Question

The number of different permutations of all the letters of the word "PERMUTATION" such that any two consecutive letters in the arrangement are neither both vowels nor both identical is:

• A. \( 63 \times 6! \times 5! \)
• B. \( 57 \times 5! \times 5! \)
• C. \( 33 \times 6! \times 5! \)
• D. \( 7 \times 7! \times 5! \)

Hint:

When solving word permutation problems with restrictions, always first arrange the unconstrained group, then insert the constrained group into available slots, and finally subtract cases violating restrictions.

Answer 1

The Correct Option is B

Step 1: Identify letters
The word "PERMUTATION" has 11 letters: P, E, R, M, U, T, A, T, I, O, N. There are 5 vowels (E, U, A, I, O) and 6 consonants (P, R, M, T, T, N).
Step 2: Arrange consonants
The 6 consonants are arranged, accounting for the repeated 'T': \[\frac{6!}{2!}\]
Step 3: Place vowels in gaps
To ensure no vowels are adjacent, place them in the 7 available slots among the consonants.
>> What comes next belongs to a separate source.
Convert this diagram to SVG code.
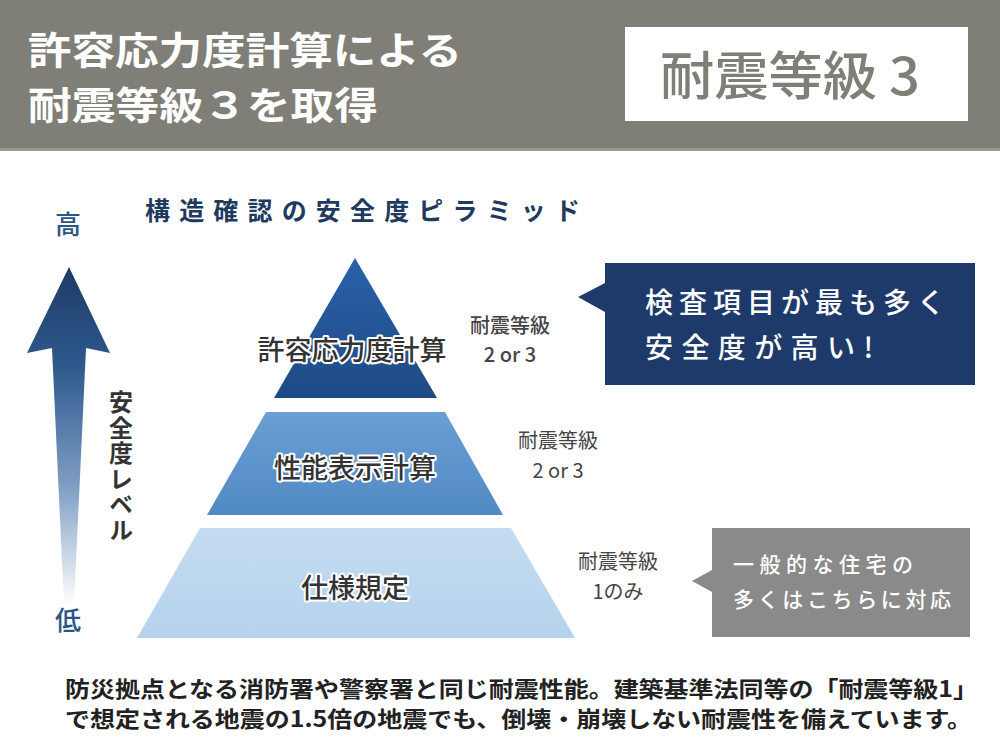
<svg xmlns="http://www.w3.org/2000/svg" width="1000" height="750" viewBox="0 0 1000 750">
<defs>
<style>
.jp{font-family:"Noto Sans CJK JP","Noto Sans",sans-serif;}
.hdr{fill:#ffffff;font-weight:700;font-size:38px;}
.lvl{fill:#444444;font-size:20px;text-anchor:middle;}
.tier{fill:#333333;font-size:27px;font-weight:500;text-anchor:middle;stroke:#ffffff;stroke-width:4px;paint-order:stroke;stroke-linejoin:round;}
.call{fill:#ffffff;font-weight:500;}
.foot{fill:#222222;font-size:22px;font-weight:700;}
</style>
<linearGradient id="arrowGrad" x1="0" y1="266" x2="0" y2="605" gradientUnits="userSpaceOnUse">
<stop offset="0" stop-color="#1c3a66"/>
<stop offset="0.3" stop-color="#2f5a8e"/>
<stop offset="0.65" stop-color="#7f9ec4"/>
<stop offset="1" stop-color="#ffffff"/>
</linearGradient>
<linearGradient id="topGrad" x1="0" y1="0" x2="0" y2="1">
<stop offset="0" stop-color="#2a62a8"/>
<stop offset="1" stop-color="#1d4a86"/>
</linearGradient>
<linearGradient id="midGrad" x1="0" y1="0" x2="0" y2="1">
<stop offset="0" stop-color="#6b9fd4"/>
<stop offset="1" stop-color="#5089c4"/>
</linearGradient>
<linearGradient id="botGrad" x1="0" y1="0" x2="0" y2="1">
<stop offset="0" stop-color="#c4dcf1"/>
<stop offset="1" stop-color="#b5d2ec"/>
</linearGradient>
</defs>
<rect x="0" y="0" width="1000" height="750" fill="#ffffff"/>

<g id="header">
<rect x="0" y="0" width="1000" height="149" fill="#7f7f78"/>
<rect x="0" y="148" width="1000" height="3" fill="#9a9a94"/>
<text class="jp hdr" x="28" y="64" textLength="434" lengthAdjust="spacingAndGlyphs">許容応力度計算による</text>
<text class="jp hdr" x="28" y="119" textLength="350" lengthAdjust="spacingAndGlyphs">耐震等級３を取得</text>
</g>

<g id="grade-box">
<rect x="625" y="27" width="343" height="94" fill="#ffffff"/>
<text class="jp" x="660" y="95" font-size="52" font-weight="500" fill="#7f7f78" textLength="260" lengthAdjust="spacingAndGlyphs">耐震等級 3</text>
</g>

<g id="pyramid-title">
<text class="jp" x="145" y="220" font-size="25" font-weight="700" fill="#1f3a5f" textLength="435" lengthAdjust="spacing">構造確認の安全度ピラミッド</text>
</g>

<g id="safety-axis">
<text class="jp" x="68" y="234" font-size="26" font-weight="500" fill="#2a5685" text-anchor="middle">高</text>
<path d="M69,267 L110,353 L86,348 L74,605 L64,605 L52,348 L27,353 Z" fill="url(#arrowGrad)"/>
<text class="jp" x="68" y="630" font-size="26" font-weight="500" fill="#2a5685" text-anchor="middle">低</text>
<text class="jp" x="121" y="390" font-size="24" font-weight="700" fill="#333333" style="writing-mode:vertical-rl;letter-spacing:1.5px">安全度レベル</text>
</g>

<g id="tier-top">
<path d="M355,258 L437,398 L274,398 Z" fill="url(#topGrad)"/>
<text class="jp tier" x="352" y="360">許容応力度計算</text>
</g>

<g id="tier-middle">
<path d="M266,412 L445,412 L503,515 L207,515 Z" fill="url(#midGrad)"/>
<text class="jp tier" x="355" y="478">性能表示計算</text>
</g>

<g id="tier-bottom">
<path d="M200,528 L511,528 L575,638 L137,638 Z" fill="url(#botGrad)"/>
<text class="jp tier" x="355" y="598">仕様規定</text>
</g>

<g id="grade-top">
<text class="jp lvl" x="510" y="333" fill="#2b4a72" font-weight="500">耐震等級</text>
<text class="jp lvl" x="510" y="362" fill="#2b4a72" font-weight="500">2 or 3</text>
</g>
<g id="grade-mid">
<text class="jp lvl" x="558" y="448" fill="#555555">耐震等級</text>
<text class="jp lvl" x="558" y="478" fill="#555555">2 or 3</text>
</g>
<g id="grade-bot">
<text class="jp lvl" x="618" y="569" fill="#555555">耐震等級</text>
<text class="jp lvl" x="618" y="599" fill="#555555">1のみ</text>
</g>

<g id="callout-navy">
<path d="M605,263 L975,263 L975,385 L605,385 L605,312 L578,297 L605,283 Z" fill="#1e3a6a"/>
<text class="jp call" x="645" y="313" font-size="28" textLength="300" lengthAdjust="spacing">検査項目が最も多く</text>
<text class="jp call" x="645" y="358" font-size="28" textLength="228" lengthAdjust="spacing">安全度が高い!</text>
</g>

<g id="callout-gray">
<path d="M712,528 L970,528 L970,637 L712,637 L712,592 L692,581 L712,570 Z" fill="#8a8a8a"/>
<text class="jp call" x="733" y="572" font-size="21" font-weight="400" textLength="180" lengthAdjust="spacing">一般的な住宅の</text>
<text class="jp call" x="733" y="607" font-size="21" font-weight="400" textLength="218" lengthAdjust="spacing">多くはこちらに対応</text>
</g>

<g id="footer">
<text class="jp foot" x="65" y="697" textLength="913" lengthAdjust="spacingAndGlyphs">防災拠点となる消防署や警察署と同じ耐震性能。建築基準法同等の「耐震等級1」</text>
<text class="jp foot" x="65" y="727" textLength="907" lengthAdjust="spacingAndGlyphs">で想定される地震の1.5倍の地震でも、倒壊・崩壊しない耐震性を備えています。</text>
</g>
</svg>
The number of ways to select 5 slots from 7 is \[\binom{7}{5} = 7C_5\]. The 5 vowels can then be arranged in \[\;5!\] ways.
Step 4: Exclude cases with adjacent T’s
Calculate permutations where the two 'T's are together: \[\;5! \times 6C_5 \times 5!\].
Step 5: Final Calculation \[\frac{6!}{2!} \times 7C_5 \times 5! - 5! \times 6C_5 \times 5! = 57 \times (5!)^2.\]Final Answer: The correct answer is \( \boxed{(b)} \).